The work constructs photonic higher-order topological insulators in synthetic dimensions, enabling realization of complex topological states and higher multipole moments beyond real-space limitations.

Findings

Demonstration of quadrupole PHOTI with protected corner modes

Prediction of dynamical topological phase transitions

Realization of 4th order hexadecapole insulator in synthetic 4D lattice

Abstract

Conventional topological insulators support boundary states that have one dimension lower than the bulk system that hosts them, and these states are topologically protected due to quantized bulk dipole moments.
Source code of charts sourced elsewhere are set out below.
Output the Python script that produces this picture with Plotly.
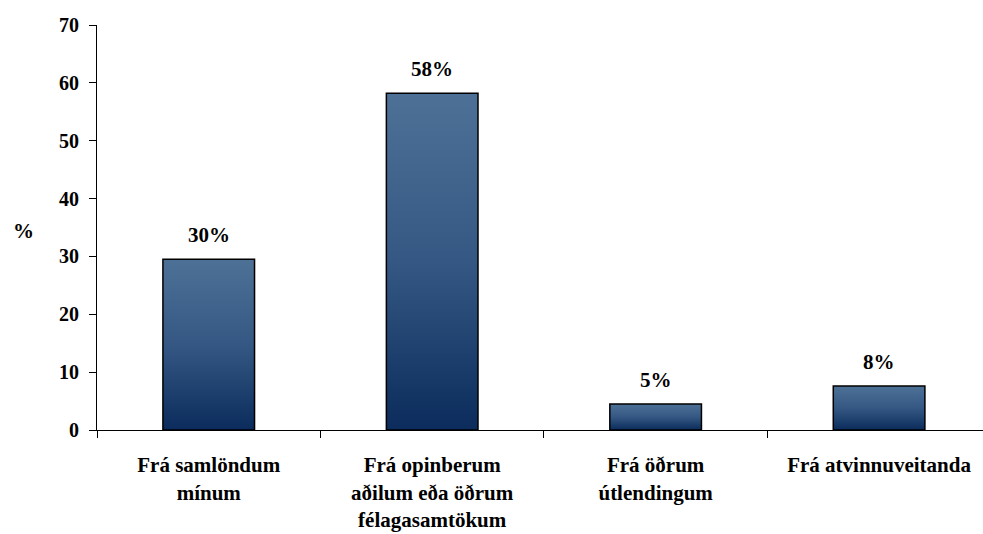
import plotly.graph_objects as go

categories = ["Frá samlöndum<br>mínum",
              "Frá opinberum<br>aðilum eða öðrum<br>félagasamtökum",
              "Frá öðrum<br>útlendingum",
              "Frá atvinnuveitanda"]
values = [29.5, 58.2, 4.5, 7.6]
value_labels = ["30%", "58%", "5%", "8%"]
y_ticks = [0, 10, 20, 30, 40, 50, 60, 70]

FONT = "Liberation Serif, Times New Roman, serif"

fig = go.Figure()
fig.add_trace(go.Bar(
    x=categories,
    y=values,
    width=0.41,
    marker=dict(color="#2c4d78", line=dict(color="black", width=1.5)),
    hoverinfo="skip",
))

for cat, v, lab in zip(categories, values, value_labels):
    fig.add_annotation(x=cat, y=v, text=lab, showarrow=False, yanchor="middle",
                       yshift=24, font=dict(family=FONT, size=21, color="black", weight="bold"))

fig.add_annotation(xref="paper", yref="paper", x=0, y=0.5, xshift=-74, yshift=-3,
                   text="%", showarrow=False, xanchor="center", yanchor="middle",
                   font=dict(family=FONT, size=21, color="black", weight="bold"))

fig.update_layout(
    width=983, height=534,
    margin=dict(l=97, r=0, t=25, b=104),
    paper_bgcolor="white", plot_bgcolor="white",
    showlegend=False,
    xaxis=dict(
        type="category",
        range=[-0.5, 3.465], tickson="boundaries",
        ticks="outside", ticklen=7, tickcolor="black", tickwidth=1,
        showline=True, linecolor="black", linewidth=1,
        showgrid=False, zeroline=False,
        tickfont=dict(family=FONT, size=21, color="black", weight="bold"),
        ticklabelstandoff=16,
    ),
    yaxis=dict(
        range=[0, 70], tickmode="array", tickvals=y_ticks,
        ticks="outside", ticklen=7, tickcolor="black", tickwidth=1,
        showline=True, linecolor="black", linewidth=1,
        showgrid=False, zeroline=False,
        tickfont=dict(family=FONT, size=20, color="black", weight="bold"),
        ticklabelstandoff=6,
    ),
)

post = """
document.body.style.margin = '0';
document.documentElement.style.overflow = 'hidden';
var gd = document.getElementById('{plot_id}');
var svg = gd.querySelector('svg.main-svg');
var ns = 'http://www.w3.org/2000/svg';
var defs = svg.querySelector('defs');
if (!defs) { defs = document.createElementNS(ns, 'defs'); svg.insertBefore(defs, svg.firstChild); }
var g = document.createElementNS(ns, 'linearGradient');
g.setAttribute('id', 'bargrad');
g.setAttribute('x1', '0'); g.setAttribute('y1', '0');
g.setAttribute('x2', '0'); g.setAttribute('y2', '1');
[['0', '#4d7196'], ['0.5', '#345883'], ['1', '#0b2c5c']].forEach(function(s){
  var st = document.createElementNS(ns, 'stop');
  st.setAttribute('offset', s[0]); st.setAttribute('stop-color', s[1]);
  g.appendChild(st);
});
defs.appendChild(g);
gd.querySelectorAll('.bars .point path').forEach(function(p){ p.style.fill = 'url(#bargrad)'; });
"""

fig.write_html("out.html", post_script=post, config={"displayModeBar": False})
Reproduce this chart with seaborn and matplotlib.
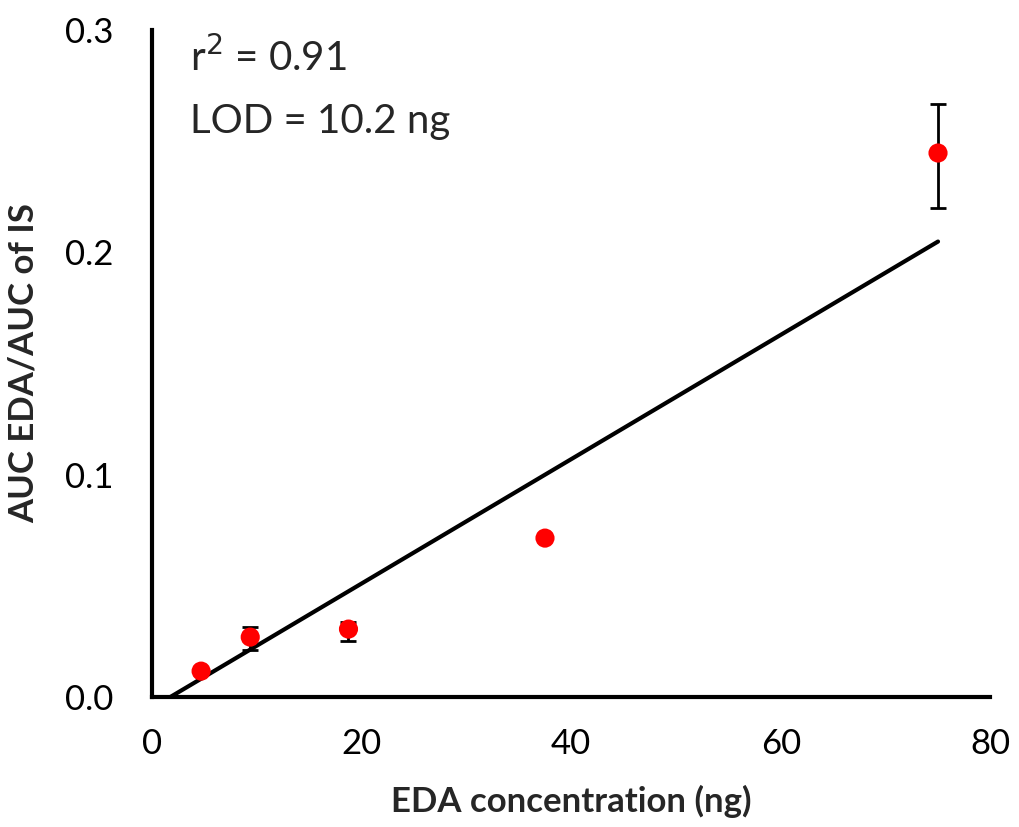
import numpy as np
import pandas as pd
import matplotlib
matplotlib.use("Agg")
import matplotlib.pyplot as plt
import seaborn as sns

# data
conc = [4.6875, 9.375, 18.75, 37.5, 75]
ratio = [0.0117, 0.0270, 0.0306, 0.0715, 0.2446]
err_low = [0.0, 0.0060, 0.0054, 0.0, 0.0248]
err_high = [0.0, 0.0045, 0.0030, 0.0, 0.0220]

# fitted line shown in the chart
fit_slope = 0.002795
fit_intercept = -0.00482
fit_end = 75

x_ticks = [0, 20, 40, 60, 80]
y_ticks = [0.0, 0.1, 0.2, 0.3]

df = pd.DataFrame({"conc": conc, "ratio": ratio})

sns.set_style("white")
plt.rcParams['font.family'] = ['Lato', 'DejaVu Sans']

fig = plt.figure(figsize=(10.2, 8.27), dpi=100)
ax = fig.add_axes([0.149, 0.157, 0.822, 0.807])

# trend line
x0 = -fit_intercept / fit_slope
line_x = np.array([x0, fit_end])
line_df = pd.DataFrame({"x": line_x, "y": fit_slope * line_x + fit_intercept})
sns.lineplot(data=line_df, x="x", y="y", color="black", linewidth=3, ax=ax)

# error bars
ax.errorbar(conc, ratio, yerr=[err_low, err_high], fmt="none",
            ecolor="black", elinewidth=2, capsize=6, capthick=2, zorder=3)

sns.scatterplot(data=df, x="conc", y="ratio", color="red", s=190,
                edgecolor="none", ax=ax, zorder=4)

ax.set_xlim(0, 80)
ax.set_ylim(0, 0.3)
ax.set_xticks(x_ticks)
ax.set_yticks(y_ticks)
ax.set_yticklabels([f"{v:.1f}" for v in y_ticks])
ax.tick_params(axis="both", labelsize=25, length=0, colors="black")
ax.tick_params(axis="x", pad=22)
ax.tick_params(axis="y", pad=28)

for s in ["top", "right"]:
    ax.spines[s].set_visible(False)
for s in ["left", "bottom"]:
    ax.spines[s].set_color("black")
    ax.spines[s].set_linewidth(3)

ax.set_xlabel("EDA concentration (ng)", fontsize=25, fontweight="bold", labelpad=18)
ax.set_ylabel("AUC EDA/AUC of IS", fontsize=25, fontweight="bold", labelpad=18)

ax.text(0.045, 0.99, r"r$^2$ = 0.91", transform=ax.transAxes, fontsize=29,
        va="top", ha="left")
ax.text(0.045, 0.89, "LOD = 10.2 ng", transform=ax.transAxes, fontsize=29,
        va="top", ha="left")

fig.savefig("out.png", dpi=100)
Recently, higher-order topological insulators have been proposed as a way of realizing topological states that are two or more dimensions lower than the bulk, due to the quantization of bulk quadrupole or octupole moments. However, all these proposals as well as experimental realizations have been restricted to real-space dimensions. Here we construct photonic higher-order topological insulators (PHOTI) in synthetic dimensions. We show the emergence of a quadrupole PHOTI supporting topologically protected corner modes in an array of modulated photonic molecules with a synthetic frequency dimension, where each photonic molecule comprises two coupled rings. By changing the phase difference of the modulation between adjacently coupled photonic molecules, we predict a dynamical topological phase transition in the PHOTI. Furthermore, we show that the concept of synthetic dimensions can be exploited to realize even higher-order multipole moments such as a 4th order hexadecapole (16-pole) insulator, supporting 0D corner modes in a 4D hypercubic synthetic lattice that cannot be realized in real-space lattices.